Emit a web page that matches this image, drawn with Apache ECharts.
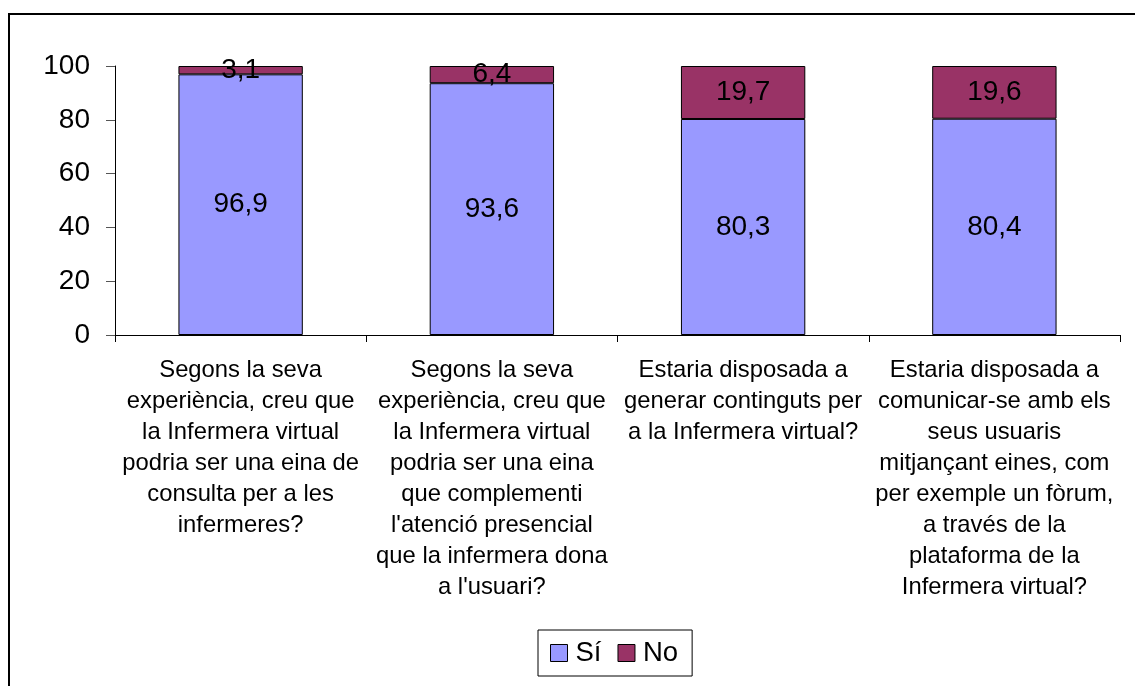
<!DOCTYPE html>
<html>
<head>
<meta charset="utf-8">
<script src="https://cdn.jsdelivr.net/npm/echarts@6/dist/echarts.min.js"></script>
<style>
html,body{margin:0;padding:0;background:#fff;}
#chart{width:1135px;height:686px;}
</style>
</head>
<body>
<div id="chart"></div>
<script>
const categories = [
  "Segons la seva\nexperiència, creu que\nla Infermera virtual\npodria ser una eina de\nconsulta per a les\ninfermeres?",
  "Segons la seva\nexperiència, creu que\nla Infermera virtual\npodria ser una eina\nque complementi\nl'atenció presencial\nque la infermera dona\na l'usuari?",
  "Estaria disposada a\ngenerar continguts per\na la Infermera virtual?",
  "Estaria disposada a\ncomunicar-se amb els\nseus usuaris\nmitjançant eines, com\nper exemple un fòrum,\na través de la\nplataforma de la\nInfermera virtual?"
];
const siValues = [96.9, 93.6, 80.3, 80.4];
const noValues = [3.1, 6.4, 19.7, 19.6];
const yTicks = { min: 0, max: 100, interval: 20 };

const FONT = '"Liberation Sans", Arial, sans-serif';
const fmt = p => String(p.value).replace('.', ',');

const chart = echarts.init(document.getElementById('chart'), null, { renderer: 'canvas' });
chart.setOption({
  animation: false,
  backgroundColor: '#fff',
  textStyle: { fontFamily: FONT },
  graphic: [{
    type: 'rect',
    shape: { x: 9, y: 14, width: 1300, height: 900 },
    style: { fill: 'none', stroke: '#000', lineWidth: 2 },
    silent: true
  }],
  grid: { left: 115, right: 15, top: 66, bottom: 351, containLabel: false },
  legend: {
    data: ['Sí', 'No'],
    left: 538,
    top: 630,
    orient: 'horizontal',
    backgroundColor: '#fff',
    borderColor: '#000',
    borderWidth: 1,
    borderRadius: 0,
    padding: [9, 14, 9, 12],
    itemGap: 16,
    itemWidth: 17,
    itemHeight: 17,
    icon: 'rect',
    textStyle: { fontFamily: FONT, fontSize: 27.5, color: '#000', padding: [0, 0, 0, 3] },
    itemStyle: { borderColor: '#000', borderWidth: 1 }
  },
  xAxis: {
    type: 'category',
    data: categories,
    axisLine: { show: true, lineStyle: { color: '#000', width: 1 } },
    axisTick: { show: true, alignWithLabel: false, length: 7, lineStyle: { color: '#000' } },
    axisLabel: {
      interval: 0,
      margin: 20,
      fontFamily: FONT,
      fontSize: 23.8,
      lineHeight: 31,
      color: '#000',
      align: 'center'
    },
    splitLine: { show: false }
  },
  yAxis: {
    type: 'value',
    min: yTicks.min,
    max: yTicks.max,
    interval: yTicks.interval,
    axisLine: { show: true, lineStyle: { color: '#000', width: 1 } },
    axisTick: { show: true, length: 9, lineStyle: { color: '#555' } },
    axisLabel: { margin: 25, fontFamily: FONT, fontSize: 28, color: '#000' },
    splitLine: { show: false }
  },
  series: [
    {
      name: 'Sí',
      type: 'bar',
      stack: 'total',
      data: siValues,
      barWidth: '49.5%',
      itemStyle: { color: '#9999FF', borderColor: '#000', borderWidth: 1 },
      label: { show: true, position: 'inside', formatter: fmt, fontFamily: FONT, fontSize: 28, color: '#000' }
    },
    {
      name: 'No',
      type: 'bar',
      stack: 'total',
      data: noValues,
      barWidth: '49.5%',
      itemStyle: { color: '#993366', borderColor: '#000', borderWidth: 1 },
      label: { show: true, position: 'inside', formatter: fmt, fontFamily: FONT, fontSize: 28, color: '#000' }
    }
  ]
});
</script>
</body>
</html>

--

Requirements = Leave out the pictures and repeat exactly the lines from the start of the material through the line that contains "const fmt = p", both included.

Written answer =
Emit a web page that matches this image, drawn with Apache ECharts.
<!DOCTYPE html>
<html>
<head>
<meta charset="utf-8">
<script src="https://cdn.jsdelivr.net/npm/echarts@6/dist/echarts.min.js"></script>
<style>
html,body{margin:0;padding:0;background:#fff;}
#chart{width:1135px;height:686px;}
</style>
</head>
<body>
<div id="chart"></div>
<script>
const categories = [
  "Segons la seva\nexperiència, creu que\nla Infermera virtual\npodria ser una eina de\nconsulta per a les\ninfermeres?",
  "Segons la seva\nexperiència, creu que\nla Infermera virtual\npodria ser una eina\nque complementi\nl'atenció presencial\nque la infermera dona\na l'usuari?",
  "Estaria disposada a\ngenerar continguts per\na la Infermera virtual?",
  "Estaria disposada a\ncomunicar-se amb els\nseus usuaris\nmitjançant eines, com\nper exemple un fòrum,\na través de la\nplataforma de la\nInfermera virtual?"
];
const siValues = [96.9, 93.6, 80.3, 80.4];
const noValues = [3.1, 6.4, 19.7, 19.6];
const yTicks = { min: 0, max: 100, interval: 20 };

const FONT = '"Liberation Sans", Arial, sans-serif';
const fmt = p => String(p.value).replace('.', ',');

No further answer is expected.